Disclosure: I’m an author of their forthcoming titles. I am so grateful to the Pauline Teen imprint for publishing my book and helping young teens discover hope. With your support, Pauline Books and Media can continue to witness the love of Christ to this generation at a time in their lives when they need it the most.
I’m going to give my writing the good kick in the pants it needs: TWO “contests” to complete in the month of November. Any readers out there writers and want to join me in the November double-header (or just one): Tara Lazar’s PiBoIdMo and NaNoWriMo?
But first I need to polish up a manuscript I’ve had in my drawer. It’s historical fiction for middle grade readers (think 9-12). At last week’s Boston Book Festival, I ran into a former Simmons classmate who now works for a big publisher. And she remembered my book from a reading nearly 5(!) years ago! And asked me to send it to her! To her work email. Say prayers please. This would be such a big break.
I went out with Mr. Shy on Sunday. He gave me a little gift. He is now Mr. Sweet. At first the gift stymied me. Date 3? Who does this? No one. Then I remembered: men used to do this—treat their lady friends with flowers or candy—but since they do not and so many sons have not been formed in these lovely customs that it freaks modern young women like me out!
Just how broken of a society are we?
So, on Date 3, there was a moment (okay, maybe more than 1) in which I really wanted to display some affection (He is SO Sweet.) and felt so frustrated at myself for setting this rule (no kissing until after exclusivity and some level of intent or commitment is expressed) that I didn’t know if I’d have the strength to prevent him from making a move.
I say it again: Just how broken are we?!?!
I am inspired to write a whole post about Online Dating. There’s been some chatter on Seraphic Singles and now this article on Slate about the “death” of online dating…
Teaser: I support it as one strategy in seeing if you’re called to marriage [link to IT post], but only if thoughtful about it.
Virtue of the Month Project: Humility. This week, I thought a lot about what it means to be humble with regard to my writing. I especially am struggling with the difference between self-defeatism and true humility. Because to be humble isn’t to get down on yourself (“oh, my book is bad;” “oh, I am failing at this whole picture book thing”).
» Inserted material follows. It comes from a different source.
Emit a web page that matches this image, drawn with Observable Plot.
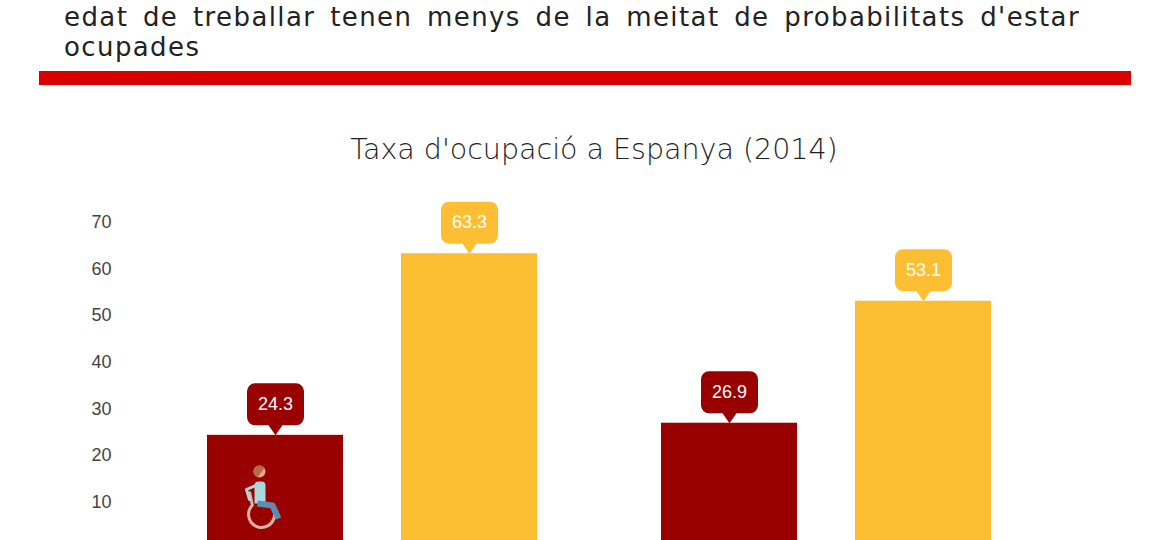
<!DOCTYPE html>
<html>
<head>
<meta charset="utf-8">
<script src="https://cdn.jsdelivr.net/npm/d3@7"></script>
<script src="https://cdn.jsdelivr.net/npm/@observablehq/plot@0.6"></script>
<style>
  body { margin: 0; background: #fff; width: 1170px; height: 540px; overflow: hidden; position: relative; font-family: "DejaVu Sans", sans-serif; }
  #chart { position: absolute; left: 0; top: 0; }
  .hl { position: absolute; left: 64px; width: 1016px; font-size: 26px; line-height: 30px; color: #222; white-space: nowrap; font-weight: 400; letter-spacing: 1.4px; }
  #hl1 { top: 2px; text-align: justify; text-align-last: justify; white-space: normal; }
  #hl2 { top: 32px; }
  #rule { position: absolute; left: 39px; top: 71px; width: 1092px; height: 14px; background: #d90000; }
  #title { position: absolute; left: 0; top: 134px; width: 1188px; text-align: center; font-size: 28.5px; line-height: 32px; color: #1e1e1e; font-weight: 300; }
</style>
</head>
<body>
<div id="chart"></div>
<div class="hl" id="hl1">edat de treballar tenen menys de la meitat de probabilitats d'estar</div>
<div class="hl" id="hl2">ocupades</div>
<div id="rule"></div>
<div id="title">Taxa d'ocupació a Espanya (2014)</div>
<script>
// ---- data ----
const groups = ["Grup 1", "Grup 2"];
const series = ["Amb discapacitat", "Sense discapacitat"];
const values1 = [24.3, 63.3];   // group 1
const values2 = [26.9, 53.1];   // group 2
const colors = ["#990000", "#fcbf33"];
const yTicks = [0, 10, 20, 30, 40, 50, 60, 70];

const rows = [];
[values1, values2].forEach((vals, gi) => {
  vals.forEach((v, si) => rows.push({group: groups[gi], series: series[si], value: v}));
});
const iconRows = [{group: groups[0], series: series[0]}];

// ---- custom symbols ----
const callout = {
  draw(c) {
    const w = 28.5, h = 42, r = 8, ph = 10, pw = 7;
    const b = -ph, t = -ph - h;
    c.moveTo(0, 0);
    c.lineTo(-pw, b);
    c.lineTo(-w + r, b);
    c.arcTo(-w, b, -w, b - r, r);
    c.lineTo(-w, t + r);
    c.arcTo(-w, t, -w + r, t, r);
    c.lineTo(w - r, t);
    c.arcTo(w, t, w, t + r, r);
    c.lineTo(w, b - r);
    c.arcTo(w, b, w - r, b, r);
    c.lineTo(pw, b);
    c.closePath();
  }
};
const wheel = {
  draw(c) {
    const cx = -14, cy = -34, r = 13, a0 = -0.35, a1 = 3.93;
    c.moveTo(cx + r * Math.cos(a0), cy + r * Math.sin(a0));
    c.arc(cx, cy, r, a0, a1);
    c.lineTo(-26, -57);
  }
};
const torso = {
  draw(c) {
    c.moveTo(-21, -45);
    c.lineTo(-21, -63);
    c.arcTo(-21, -67, -17, -67, 4);
    c.lineTo(-14, -67);
    c.arcTo(-10, -67, -10, -63, 4);
    c.lineTo(-10, -45);
    c.closePath();
  }
};
const arm = {
  draw(c) {
    c.moveTo(-20, -63);
    c.lineTo(-29, -59);
    c.lineTo(-26, -49);
  }
};
const pants = {
  draw(c) {
    c.moveTo(-18, -45);
    c.lineTo(-3, -43);
    c.lineTo(3, -30);
  }
};
const head = {
  draw(c) {
    c.moveTo(-10, -77);
    c.arc(-16, -77, 6, 0, Math.PI * 2);
  }
};
const hair = {
  draw(c) {
    const a0 = Math.PI * 0.6, a1 = Math.PI * 1.8;
    c.moveTo(-16 + 6 * Math.cos(a0), -77 + 6 * Math.sin(a0));
    c.arc(-16, -77, 6, a0, a1);
    c.closePath();
  }
};

const iconOpts = {fx: "group", x: "series", frameAnchor: "bottom", r: 10};

const chart = Plot.plot({
  width: 1170,
  height: 600,
  marginTop: 222,
  marginBottom: 52,
  marginLeft: 206,
  marginRight: 178,
  style: {background: "none", color: "#444", fontFamily: "'Liberation Sans', Arial, sans-serif", fontSize: "18px", overflow: "visible"},
  fx: {domain: groups, paddingInner: 0.27, paddingOuter: 0, axis: null, label: null},
  x: {domain: series, paddingInner: 0.3, paddingOuter: 0, axis: null, label: null},
  y: {domain: [0, 70], ticks: yTicks, tickSize: 0, tickPadding: 95, label: null},
  color: {domain: series, range: colors},
  marks: [
    Plot.barY(rows, {fx: "group", x: "series", y: "value", fill: "series"}),
    Plot.dot(rows, {fx: "group", x: "series", y: "value", symbol: callout, fill: "series", stroke: "none", r: 10}),
    Plot.text(rows, {fx: "group", x: "series", y: "value", text: d => d.value.toFixed(1), dy: -31, fill: "#fff", fontSize: 18}),
    Plot.dot(iconRows, {...iconOpts, symbol: wheel, fill: "none", stroke: "#dcb3aa", strokeWidth: 3}),
    Plot.dot(iconRows, {...iconOpts, symbol: torso, fill: "#a9d9dc", stroke: "none"}),
    Plot.dot(iconRows, {...iconOpts, symbol: arm, fill: "none", stroke: "#a9d9dc", strokeWidth: 3, strokeLinecap: "round", strokeLinejoin: "round"}),
    Plot.dot(iconRows, {...iconOpts, symbol: pants, fill: "none", stroke: "#5a8db0", strokeWidth: 6, strokeLinejoin: "round"}),
    Plot.dot(iconRows, {...iconOpts, symbol: head, fill: "#e8a682", stroke: "none"}),
    Plot.dot(iconRows, {...iconOpts, symbol: hair, fill: "#b8694a", stroke: "none"})
  ]
});
document.getElementById("chart").appendChild(chart);
</script>
</body>
</html>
But it doesn’t mean to be prideful (“of course the book is great, how dare you say a negative word!” “my blog is awesome, I deserve more hits”). I think humility in writing is to graciously accept and thank people for their praise, acknowledge someone else’s criticism may be correct, and again to think of myself less and more about my readers.
Writers, do you struggle with humility and your craft?